■ Data shown
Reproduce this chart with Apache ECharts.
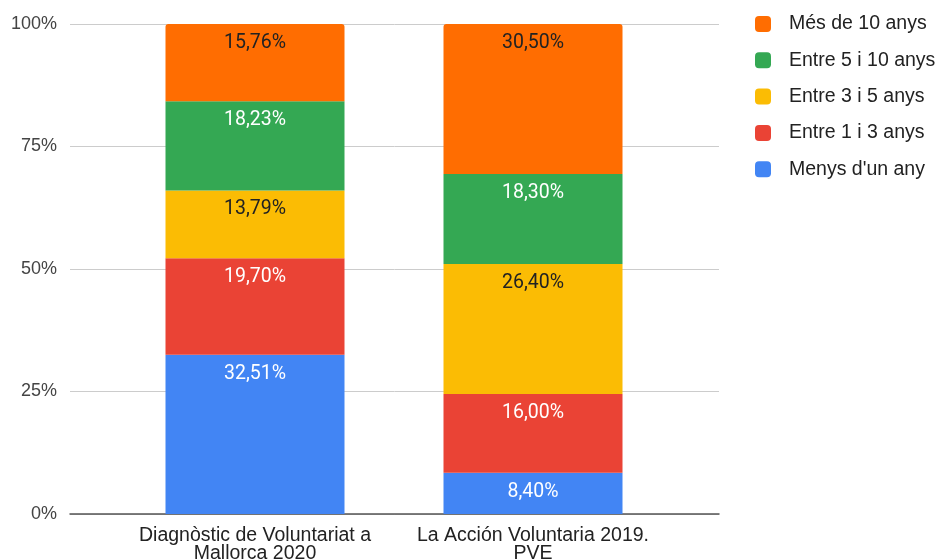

---

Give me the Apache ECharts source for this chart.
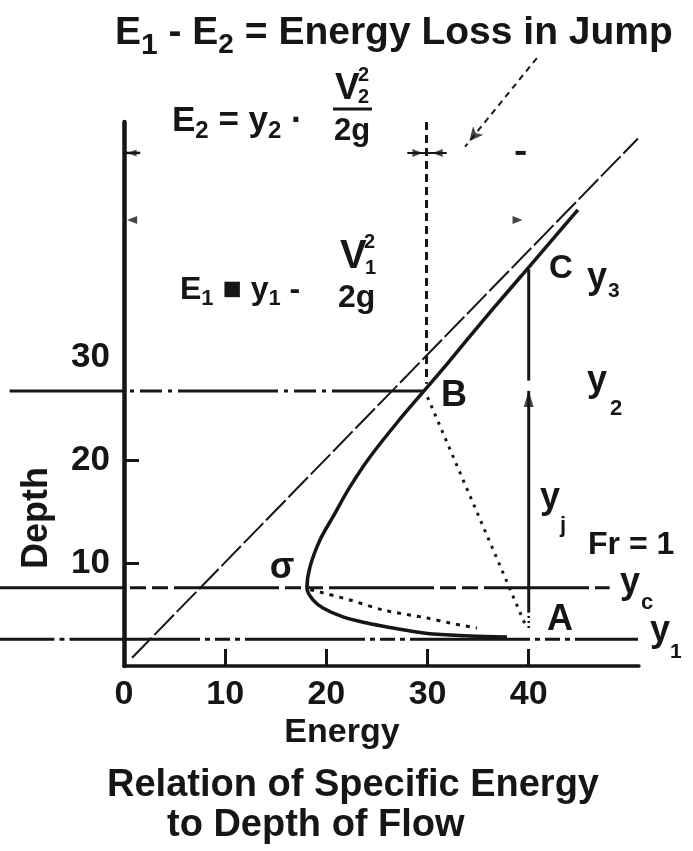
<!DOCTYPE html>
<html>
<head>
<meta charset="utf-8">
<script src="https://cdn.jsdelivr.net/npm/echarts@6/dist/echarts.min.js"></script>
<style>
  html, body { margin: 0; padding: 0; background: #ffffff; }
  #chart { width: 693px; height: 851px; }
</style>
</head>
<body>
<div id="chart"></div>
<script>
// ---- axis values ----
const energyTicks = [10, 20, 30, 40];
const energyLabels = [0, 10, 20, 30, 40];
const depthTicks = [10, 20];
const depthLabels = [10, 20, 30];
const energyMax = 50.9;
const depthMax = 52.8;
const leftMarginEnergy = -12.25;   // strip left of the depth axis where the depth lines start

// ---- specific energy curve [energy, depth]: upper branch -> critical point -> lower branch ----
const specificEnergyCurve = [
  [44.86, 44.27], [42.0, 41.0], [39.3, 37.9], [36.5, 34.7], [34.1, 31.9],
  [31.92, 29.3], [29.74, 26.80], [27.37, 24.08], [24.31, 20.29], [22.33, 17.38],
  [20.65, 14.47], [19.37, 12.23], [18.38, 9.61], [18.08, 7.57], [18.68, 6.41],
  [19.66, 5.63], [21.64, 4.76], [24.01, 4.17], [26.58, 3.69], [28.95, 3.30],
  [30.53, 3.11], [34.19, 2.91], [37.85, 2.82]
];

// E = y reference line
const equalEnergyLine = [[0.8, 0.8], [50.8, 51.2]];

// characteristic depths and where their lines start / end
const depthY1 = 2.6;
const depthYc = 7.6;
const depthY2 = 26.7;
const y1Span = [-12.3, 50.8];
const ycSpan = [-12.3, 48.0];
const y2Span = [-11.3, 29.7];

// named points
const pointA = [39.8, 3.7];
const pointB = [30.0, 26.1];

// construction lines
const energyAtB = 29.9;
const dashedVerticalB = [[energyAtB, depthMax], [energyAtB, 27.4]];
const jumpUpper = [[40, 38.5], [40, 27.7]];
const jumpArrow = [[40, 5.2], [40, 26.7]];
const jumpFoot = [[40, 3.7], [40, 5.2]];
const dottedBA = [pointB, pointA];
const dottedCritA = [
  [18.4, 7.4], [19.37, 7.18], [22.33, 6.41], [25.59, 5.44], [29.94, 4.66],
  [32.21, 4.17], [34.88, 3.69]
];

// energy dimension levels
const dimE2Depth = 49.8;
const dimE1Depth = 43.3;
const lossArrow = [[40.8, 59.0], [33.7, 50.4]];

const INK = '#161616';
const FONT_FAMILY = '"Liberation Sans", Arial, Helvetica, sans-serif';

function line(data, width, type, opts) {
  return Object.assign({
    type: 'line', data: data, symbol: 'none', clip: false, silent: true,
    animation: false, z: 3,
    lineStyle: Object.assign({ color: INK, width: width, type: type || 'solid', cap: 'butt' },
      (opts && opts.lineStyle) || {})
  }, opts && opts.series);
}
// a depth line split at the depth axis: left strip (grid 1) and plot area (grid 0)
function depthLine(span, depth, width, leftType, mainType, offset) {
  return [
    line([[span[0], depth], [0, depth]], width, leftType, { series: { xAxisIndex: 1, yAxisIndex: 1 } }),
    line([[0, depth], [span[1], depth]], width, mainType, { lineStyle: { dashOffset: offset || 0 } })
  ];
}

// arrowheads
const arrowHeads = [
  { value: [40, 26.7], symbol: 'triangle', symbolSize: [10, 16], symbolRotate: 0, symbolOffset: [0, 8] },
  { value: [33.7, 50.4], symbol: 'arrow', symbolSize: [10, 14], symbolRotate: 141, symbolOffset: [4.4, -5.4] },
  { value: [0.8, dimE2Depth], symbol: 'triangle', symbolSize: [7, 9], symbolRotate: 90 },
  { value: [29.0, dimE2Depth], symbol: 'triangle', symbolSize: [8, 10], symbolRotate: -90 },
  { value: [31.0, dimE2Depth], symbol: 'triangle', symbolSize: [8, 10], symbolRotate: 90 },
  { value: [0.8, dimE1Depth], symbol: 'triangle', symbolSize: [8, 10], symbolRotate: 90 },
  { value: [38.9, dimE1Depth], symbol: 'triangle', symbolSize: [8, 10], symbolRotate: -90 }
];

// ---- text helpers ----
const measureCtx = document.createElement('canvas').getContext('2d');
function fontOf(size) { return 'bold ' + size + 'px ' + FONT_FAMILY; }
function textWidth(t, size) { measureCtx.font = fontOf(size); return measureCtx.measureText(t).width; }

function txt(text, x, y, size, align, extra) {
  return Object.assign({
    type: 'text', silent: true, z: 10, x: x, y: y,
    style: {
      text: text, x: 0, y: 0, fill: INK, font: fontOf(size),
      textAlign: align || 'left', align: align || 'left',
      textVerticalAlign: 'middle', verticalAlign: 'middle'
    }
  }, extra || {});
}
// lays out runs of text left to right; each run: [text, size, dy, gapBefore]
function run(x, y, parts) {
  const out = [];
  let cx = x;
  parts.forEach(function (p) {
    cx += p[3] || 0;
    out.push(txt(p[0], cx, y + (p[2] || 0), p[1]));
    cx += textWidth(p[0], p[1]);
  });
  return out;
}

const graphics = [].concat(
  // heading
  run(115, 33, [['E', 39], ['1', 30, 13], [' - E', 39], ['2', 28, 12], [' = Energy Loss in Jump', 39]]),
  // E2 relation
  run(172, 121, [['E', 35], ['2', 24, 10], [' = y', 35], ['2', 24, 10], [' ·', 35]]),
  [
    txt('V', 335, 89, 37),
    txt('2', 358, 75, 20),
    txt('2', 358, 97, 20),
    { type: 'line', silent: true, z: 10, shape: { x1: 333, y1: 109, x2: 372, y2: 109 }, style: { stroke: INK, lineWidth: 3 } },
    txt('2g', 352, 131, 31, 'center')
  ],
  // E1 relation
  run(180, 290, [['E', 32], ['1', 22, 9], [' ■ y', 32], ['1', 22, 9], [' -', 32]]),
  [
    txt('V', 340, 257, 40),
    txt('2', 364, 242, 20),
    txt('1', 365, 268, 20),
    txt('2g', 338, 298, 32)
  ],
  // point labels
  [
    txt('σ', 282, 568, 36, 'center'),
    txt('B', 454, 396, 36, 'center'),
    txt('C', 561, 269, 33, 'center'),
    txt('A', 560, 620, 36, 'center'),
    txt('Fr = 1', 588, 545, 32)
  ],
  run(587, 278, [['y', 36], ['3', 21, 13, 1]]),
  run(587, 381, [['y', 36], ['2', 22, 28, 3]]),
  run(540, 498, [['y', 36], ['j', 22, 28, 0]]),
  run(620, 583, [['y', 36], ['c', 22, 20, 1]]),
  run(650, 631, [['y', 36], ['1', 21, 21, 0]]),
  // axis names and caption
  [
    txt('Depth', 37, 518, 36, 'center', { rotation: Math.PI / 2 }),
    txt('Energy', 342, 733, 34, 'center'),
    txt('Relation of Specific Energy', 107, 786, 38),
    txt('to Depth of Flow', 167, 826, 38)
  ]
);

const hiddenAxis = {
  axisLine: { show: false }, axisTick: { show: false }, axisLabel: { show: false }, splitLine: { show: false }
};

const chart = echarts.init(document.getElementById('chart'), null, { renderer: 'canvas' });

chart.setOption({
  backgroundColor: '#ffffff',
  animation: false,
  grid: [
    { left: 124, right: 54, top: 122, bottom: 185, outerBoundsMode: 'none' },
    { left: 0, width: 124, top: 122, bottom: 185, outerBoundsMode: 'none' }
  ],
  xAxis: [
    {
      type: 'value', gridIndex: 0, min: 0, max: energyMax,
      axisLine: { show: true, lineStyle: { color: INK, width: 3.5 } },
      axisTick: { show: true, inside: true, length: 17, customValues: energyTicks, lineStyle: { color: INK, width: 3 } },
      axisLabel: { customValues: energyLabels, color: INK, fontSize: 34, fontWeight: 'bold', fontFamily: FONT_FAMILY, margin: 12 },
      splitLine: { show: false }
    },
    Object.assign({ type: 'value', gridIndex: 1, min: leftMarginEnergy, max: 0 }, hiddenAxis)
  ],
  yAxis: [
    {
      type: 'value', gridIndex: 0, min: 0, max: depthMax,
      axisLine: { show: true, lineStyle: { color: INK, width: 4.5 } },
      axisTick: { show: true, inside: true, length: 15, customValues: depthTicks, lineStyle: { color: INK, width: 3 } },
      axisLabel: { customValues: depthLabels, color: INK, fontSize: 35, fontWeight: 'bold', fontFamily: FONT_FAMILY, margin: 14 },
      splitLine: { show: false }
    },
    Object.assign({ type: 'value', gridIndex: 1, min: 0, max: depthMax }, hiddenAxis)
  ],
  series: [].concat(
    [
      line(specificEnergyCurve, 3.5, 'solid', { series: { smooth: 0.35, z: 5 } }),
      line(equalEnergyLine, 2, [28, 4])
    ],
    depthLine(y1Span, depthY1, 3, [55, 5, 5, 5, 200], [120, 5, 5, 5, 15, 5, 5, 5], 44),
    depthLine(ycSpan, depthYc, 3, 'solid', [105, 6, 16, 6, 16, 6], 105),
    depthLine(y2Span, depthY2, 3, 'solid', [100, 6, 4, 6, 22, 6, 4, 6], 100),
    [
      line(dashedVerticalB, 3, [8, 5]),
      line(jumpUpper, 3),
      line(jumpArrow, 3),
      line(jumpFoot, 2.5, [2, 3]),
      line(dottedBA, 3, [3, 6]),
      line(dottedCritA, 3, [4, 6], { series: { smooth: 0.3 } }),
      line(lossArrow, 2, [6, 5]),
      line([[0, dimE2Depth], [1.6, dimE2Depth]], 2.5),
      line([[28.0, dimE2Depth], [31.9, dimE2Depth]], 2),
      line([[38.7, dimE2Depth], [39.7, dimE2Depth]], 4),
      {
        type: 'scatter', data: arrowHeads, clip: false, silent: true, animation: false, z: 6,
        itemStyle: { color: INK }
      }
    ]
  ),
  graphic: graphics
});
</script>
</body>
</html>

■ Short task
Write out the lines running from the one that contains "Give me the" through the one that contains "const y2Span = [-11.3, 29.7];", ends included, and nothing else. Pictures stay out of the copy.

■ Response
Give me the Apache ECharts source for this chart.
<!DOCTYPE html>
<html>
<head>
<meta charset="utf-8">
<script src="https://cdn.jsdelivr.net/npm/echarts@6/dist/echarts.min.js"></script>
<style>
  html, body { margin: 0; padding: 0; background: #ffffff; }
  #chart { width: 693px; height: 851px; }
</style>
</head>
<body>
<div id="chart"></div>
<script>
// ---- axis values ----
const energyTicks = [10, 20, 30, 40];
const energyLabels = [0, 10, 20, 30, 40];
const depthTicks = [10, 20];
const depthLabels = [10, 20, 30];
const energyMax = 50.9;
const depthMax = 52.8;
const leftMarginEnergy = -12.25;   // strip left of the depth axis where the depth lines start

// ---- specific energy curve [energy, depth]: upper branch -> critical point -> lower branch ----
const specificEnergyCurve = [
  [44.86, 44.27], [42.0, 41.0], [39.3, 37.9], [36.5, 34.7], [34.1, 31.9],
  [31.92, 29.3], [29.74, 26.80], [27.37, 24.08], [24.31, 20.29], [22.33, 17.38],
  [20.65, 14.47], [19.37, 12.23], [18.38, 9.61], [18.08, 7.57], [18.68, 6.41],
  [19.66, 5.63], [21.64, 4.76], [24.01, 4.17], [26.58, 3.69], [28.95, 3.30],
  [30.53, 3.11], [34.19, 2.91], [37.85, 2.82]
];

// E = y reference line
const equalEnergyLine = [[0.8, 0.8], [50.8, 51.2]];

// characteristic depths and where their lines start / end
const depthY1 = 2.6;
const depthYc = 7.6;
const depthY2 = 26.7;
const y1Span = [-12.3, 50.8];
const ycSpan = [-12.3, 48.0];
const y2Span = [-11.3, 29.7];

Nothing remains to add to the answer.